Several high-profile journalists employed by Russian state media have resigned following the dramatic anti-war protest carried out by a producer live on air on one of the country’s state-run channels earlier this week.
Marina Ovsyannikova, an editor for state-run broadcaster Channel One, flashed an anti-war sign that said “Stop the war!” and interrupted the broadcast by saying “They’re lying to you here” live on TV.
Now other journalists are taking action. Zhanna Agalakova, Ms Ovsyannikova’s Channel one colleague, has resigned as Paris correspondent after being employed by the state-run channel since 1999. Her resignation, which she termed “freedom”, will be effective from Friday.
“The reason is obvious,” she told independent news website Meduza Project. “My freedom begins Friday, I’m awaiting this moment.”
Lilia Gildeyeva, an anchor for the state-owned NTV channel, also resigned. She worked for the channel since 2006.

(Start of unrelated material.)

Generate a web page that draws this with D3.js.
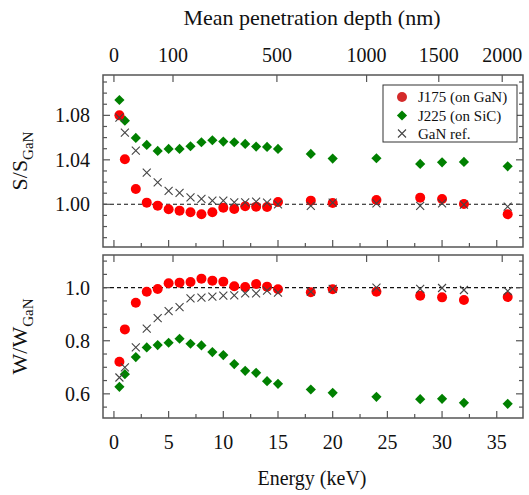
<!DOCTYPE html>
<html lang="en">
<head>
    <meta charset="UTF-8">
    <title>S and W parameters vs energy</title>
    <script src="https://d3js.org/d3.v7.min.js"></script>
    <style>
        body { margin: 0; background: white; }
        svg text { font-family: "Liberation Serif", "Times New Roman", Times, "DejaVu Serif", "Noto Serif", serif; fill: #111; }
        .frame { fill: none; stroke: #555; stroke-width: 1.5; }
        .tick { stroke: #555; stroke-width: 1.2; }
        .ref-line { stroke: #111; stroke-width: 1.1; stroke-dasharray: 4,3; }
    </style>
</head>
<body>
    <div id="chart"></div>
    <script>
        // energies (keV)
        const energy = [0.5, 1, 2, 3, 4, 5, 6, 7, 8, 9, 10, 11, 12, 13, 14, 15, 18, 20, 24, 28, 30, 32, 36];

        // S / S_GaN
        const sJ175 = [1.080, 1.0405, 1.0138, 1.0015, 0.9988, 0.9955, 0.9943, 0.9928, 0.991, 0.9928, 0.997, 0.9958,
                       0.9982, 0.9979, 0.9976, 1.0021, 1.0033, 1.0012, 1.0039, 1.006, 1.0048, 1.0003, 0.991];
        const sJ225 = [1.0938, 1.0752, 1.0597, 1.0534, 1.048, 1.0498, 1.0498, 1.0522, 1.0558, 1.0576, 1.0564, 1.0558,
                       1.0543, 1.0519, 1.0516, 1.0498, 1.0453, 1.0411, 1.0414, 1.0363, 1.0378, 1.0381, 1.0342];
        const sRef  = [1.078, 1.0644, 1.0483, 1.0285, 1.0198, 1.012, 1.0102, 1.0063, 1.0048, 1.0033, 1.0033, 1.0018,
                       1.0018, 1.0024, 1.0015, 1.0, 0.9985, 1.0015, 1.0009, 0.9985, 1.0009, 0.9997, 0.9979];

        // W / W_GaN
        const wJ175 = [0.7208, 0.8428, 0.9434, 0.9849, 0.995, 1.0164, 1.0189, 1.0214, 1.034, 1.0264, 1.0226, 1.005,
                       1.0025, 1.0138, 1.0038, 0.9937, 0.9824, 0.9937, 0.9849, 0.9698, 0.9635, 0.9535, 0.9648];
        const wJ225 = [0.6264, 0.6742, 0.7384, 0.7748, 0.7836, 0.7925, 0.8075, 0.7887, 0.7824, 0.7572, 0.7459, 0.712,
                       0.6868, 0.6792, 0.6478, 0.6377, 0.6164, 0.6038, 0.5887, 0.5799, 0.5811, 0.566, 0.5623];
        const wRef  = [0.6616, 0.6994, 0.7748, 0.8453, 0.8855, 0.9119, 0.927, 0.9597, 0.9623, 0.966, 0.9698, 0.9711,
                       0.9786, 0.9786, 0.9887, 0.9811, 0.9849, 0.995, 1.0, 0.995, 0.9987, 0.9912, 0.9874];

        // top axis: mean penetration depth labels and the energies they sit at
        const depthLabels = [0, 100, 500, 1000, 1500, 2000];
        const depthAtEnergy = [0, 5.4, 14.9, 23.1, 29.7, 35.5];

        const energyTicks = [0, 5, 10, 15, 20, 25, 30, 35];
        const sTicks = [1.00, 1.04, 1.08];
        const wTicks = [0.6, 0.8, 1.0];

        const seriesNames = ["J175 (on GaN)", "J225 (on SiC)", "GaN ref."];

        const W = 529, H = 495;
        const left = 103, right = 523;
        const serif = "'Liberation Serif', 'Times New Roman', Times, 'DejaVu Serif', serif";

        const svg = d3.select("#chart").append("svg")
            .attr("width", W).attr("height", H)
            .attr("font-family", serif);

        const x = d3.scaleLinear().domain([-1, 37.4]).range([left, right]);

        const panels = [
            { top: 75, bottom: 247, domain: [0.9616, 1.1163], major: sTicks, minorStep: 0.01,
              fmt: d3.format(".2f"), data: [sJ225, sJ175, sRef], label: ["S/S", "GaN"] },
            { top: 255, bottom: 418, domain: [0.509, 1.123], major: wTicks, minorStep: 0.05,
              fmt: d3.format(".1f"), data: [wJ225, wJ175, wRef], label: ["W/W", "GaN"] }
        ];

        const xMinor = d3.range(0, 37.5, 2.5);
        const diamond = d3.symbol().type(d3.symbolSquare).size(52);
        const cross = "M-4,-4L4,4M-4,4L4,-4";

        panels.forEach(p => {
            const y = d3.scaleLinear().domain(p.domain).range([p.bottom, p.top]);
            const g = svg.append("g");

            // reference line at 1
            g.append("line").attr("class", "ref-line")
                .attr("x1", left).attr("x2", right)
                .attr("y1", y(1)).attr("y2", y(1));

            // y ticks (left + right, inward)
            const yMinor = d3.range(Math.ceil(p.domain[0] / p.minorStep) * p.minorStep, p.domain[1], p.minorStep);
            yMinor.forEach(v => {
                const isMajor = p.major.some(m => Math.abs(m - v) < 1e-6);
                const len = isMajor ? 7 : 4;
                g.append("line").attr("class", "tick")
                    .attr("x1", left).attr("x2", left + len).attr("y1", y(v)).attr("y2", y(v));
                g.append("line").attr("class", "tick")
                    .attr("x1", right).attr("x2", right - len).attr("y1", y(v)).attr("y2", y(v));
            });
            p.major.forEach(v => {
                g.append("text")
                    .attr("x", 90).attr("y", y(v)).attr("dy", "0.35em")
                    .attr("text-anchor", "end").attr("font-size", 20)
                    .text(p.fmt(v));
            });

            // bottom edge energy ticks
            xMinor.forEach(v => {
                const len = v % 5 === 0 ? 7 : 4;
                g.append("line").attr("class", "tick")
                    .attr("x1", x(v)).attr("x2", x(v)).attr("y1", p.bottom).attr("y2", p.bottom - len);
            });
            // top edge depth ticks
            depthAtEnergy.forEach(e => {
                g.append("line").attr("class", "tick")
                    .attr("x1", x(e)).attr("x2", x(e)).attr("y1", p.top).attr("y2", p.top + 7);
            });

            // markers
            g.selectAll(".j225").data(energy).enter().append("path")
                .attr("d", diamond)
                .attr("transform", (d, i) => `translate(${x(d)},${y(p.data[0][i])}) rotate(45)`)
                .attr("fill", "#008000");
            g.selectAll(".j175").data(energy).enter().append("circle")
                .attr("cx", d => x(d)).attr("cy", (d, i) => y(p.data[1][i]))
                .attr("r", 5).attr("fill", "#ff0000");
            g.selectAll(".ref").data(energy).enter().append("path")
                .attr("d", cross)
                .attr("transform", (d, i) => `translate(${x(d)},${y(p.data[2][i])})`)
                .attr("stroke", "#444").attr("stroke-width", 1.1).attr("fill", "none");

            g.append("rect").attr("class", "frame")
                .attr("x", left).attr("y", p.top)
                .attr("width", right - left).attr("height", p.bottom - p.top);

            // y label
            const cy = (p.top + p.bottom) / 2;
            const lab = svg.append("text")
                .attr("transform", `translate(27,${cy}) rotate(-90)`)
                .attr("text-anchor", "middle").attr("font-size", 22);
            lab.append("tspan").text(p.label[0]);
            lab.append("tspan").attr("font-size", 15).attr("dy", 6).text(p.label[1]);
        });

        // bottom energy labels
        energyTicks.forEach(v => {
            svg.append("text").attr("x", x(v)).attr("y", 442).attr("dy", "0.35em")
                .attr("text-anchor", "middle").attr("font-size", 20).text(v);
        });
        svg.append("text").attr("x", 312).attr("y", 478).attr("dy", "0.35em")
            .attr("text-anchor", "middle").attr("font-size", 20).text("Energy (keV)");

        // top depth labels
        depthLabels.forEach((d, i) => {
            svg.append("text").attr("x", x(depthAtEnergy[i])).attr("y", 55).attr("dy", "0.35em")
                .attr("text-anchor", "middle").attr("font-size", 20).text(d);
        });
        svg.append("text").attr("x", 312).attr("y", 17).attr("dy", "0.35em")
            .attr("text-anchor", "middle").attr("font-size", 22).text("Mean penetration depth (nm)");

        // legend
        const lg = svg.append("g");
        lg.append("rect").attr("x", 383).attr("y", 85).attr("width", 134).attr("height", 57)
            .attr("fill", "white").attr("stroke", "#333").attr("stroke-width", 1);
        const rows = [97, 115.5, 133.5];
        lg.append("circle").attr("cx", 402).attr("cy", rows[0]).attr("r", 5).attr("fill", "#d42a2a");
        lg.append("path").attr("d", diamond)
            .attr("transform", `translate(402,${rows[1]}) rotate(45)`).attr("fill", "#008000");
        lg.append("path").attr("d", cross)
            .attr("transform", `translate(402,${rows[2]})`)
            .attr("stroke", "#444").attr("stroke-width", 1.1).attr("fill", "none");
        seriesNames.forEach((n, i) => {
            lg.append("text").attr("x", 418).attr("y", rows[i]).attr("dy", "0.35em")
                .attr("font-size", 15).text(n);
        });
    </script>
</body>
</html>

She said she had left the country before submitting the resignation, fearing possible restrictions on movement.
“I left [Russia] first because I was afraid they would not let me go just like that, then I submitted my resignation,” she told independent Russian journalist and well-known blogger Ilya Varlamov.
Vadim Glusker was another journalist who resigned from NTV this month as Russia’s offensive against Ukraine continued.

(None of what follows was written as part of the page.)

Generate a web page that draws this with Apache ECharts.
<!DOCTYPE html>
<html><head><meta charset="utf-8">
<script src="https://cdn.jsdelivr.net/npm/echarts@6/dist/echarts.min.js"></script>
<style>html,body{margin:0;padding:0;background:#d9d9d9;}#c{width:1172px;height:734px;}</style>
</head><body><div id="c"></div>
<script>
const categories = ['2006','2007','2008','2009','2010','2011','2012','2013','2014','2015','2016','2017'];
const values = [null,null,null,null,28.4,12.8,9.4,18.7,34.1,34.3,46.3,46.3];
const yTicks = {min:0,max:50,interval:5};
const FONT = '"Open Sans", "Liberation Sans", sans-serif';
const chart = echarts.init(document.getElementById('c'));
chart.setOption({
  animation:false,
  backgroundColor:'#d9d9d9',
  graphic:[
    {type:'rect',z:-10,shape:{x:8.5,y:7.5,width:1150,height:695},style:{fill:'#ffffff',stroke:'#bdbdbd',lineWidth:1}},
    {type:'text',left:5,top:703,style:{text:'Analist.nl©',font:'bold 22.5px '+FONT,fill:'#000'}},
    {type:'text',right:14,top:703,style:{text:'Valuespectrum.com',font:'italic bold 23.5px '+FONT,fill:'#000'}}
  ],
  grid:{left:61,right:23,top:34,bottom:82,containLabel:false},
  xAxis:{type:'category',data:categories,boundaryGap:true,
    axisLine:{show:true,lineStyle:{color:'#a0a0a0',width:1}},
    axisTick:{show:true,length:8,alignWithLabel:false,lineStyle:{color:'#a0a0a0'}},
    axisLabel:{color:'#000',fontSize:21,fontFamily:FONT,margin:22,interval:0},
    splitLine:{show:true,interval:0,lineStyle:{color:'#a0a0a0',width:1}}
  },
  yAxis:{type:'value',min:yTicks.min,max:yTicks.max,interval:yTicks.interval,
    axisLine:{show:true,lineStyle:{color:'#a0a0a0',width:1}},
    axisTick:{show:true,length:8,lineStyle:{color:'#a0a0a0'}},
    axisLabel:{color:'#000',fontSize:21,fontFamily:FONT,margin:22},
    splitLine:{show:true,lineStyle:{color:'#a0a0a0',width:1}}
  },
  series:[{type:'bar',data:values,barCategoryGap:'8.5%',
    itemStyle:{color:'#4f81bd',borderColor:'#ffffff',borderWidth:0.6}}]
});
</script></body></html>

Apart from the three resignations at NTV and Channel One, chief editor Maria Baronova of RT, formerly known as Russia Today, also resigned from the channel.

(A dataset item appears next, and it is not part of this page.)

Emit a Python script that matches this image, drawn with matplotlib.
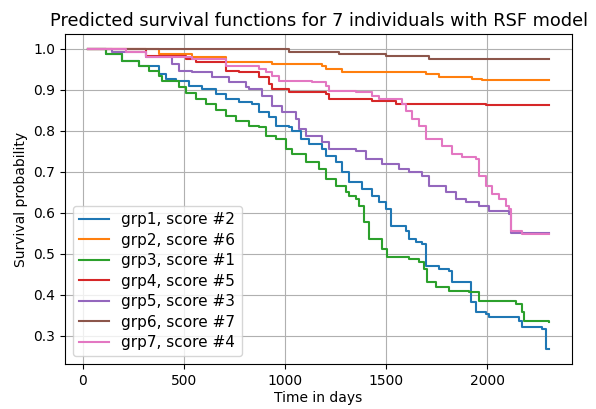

Several foreign reporters who worked for RT quit during the invasion as well, including London correspondent Shadia Edwards-Dashti, who quit on the day the invasion started without giving a reason.
French presenter Frédéric Taddeï and Moscow-based Jonny Tickle, both employed by RT, have also quit.
The growing opposition in the country for its ongoing war against Ukraine has come even as Vladimir Putin has attempted to stifle opposition to war by enacting a law to punish anyone who spreads what they deem “false news” about its Ukraine invasion. Those who resist can face upto 15 years of imprisonment.
The country’s independent media has also come under mounting pressure.
The entire staff of Russia’s Dozhd (TV Rain) walked out live on air after they declared “no to war” in its last telecast, because of the Ukraine invasion. The channel played the ‘Swan Lake’ ballet video in its last telecast. The video had also been shown on state-run TV channels in Russia after the collapse of Soviet Union in 1991.
Talk show host Ivan Urgant has also taken a sabbatical from hosting his prime-time Evening Urgant show on Channel One after posting an anti-war message on Instagram that said: “Fear and pain. No war”.
Ms Ovsyannikova was detained and questioned for 14 hours before being fined 30,000 roubles (£214) on a charge of organising an unauthorised public event.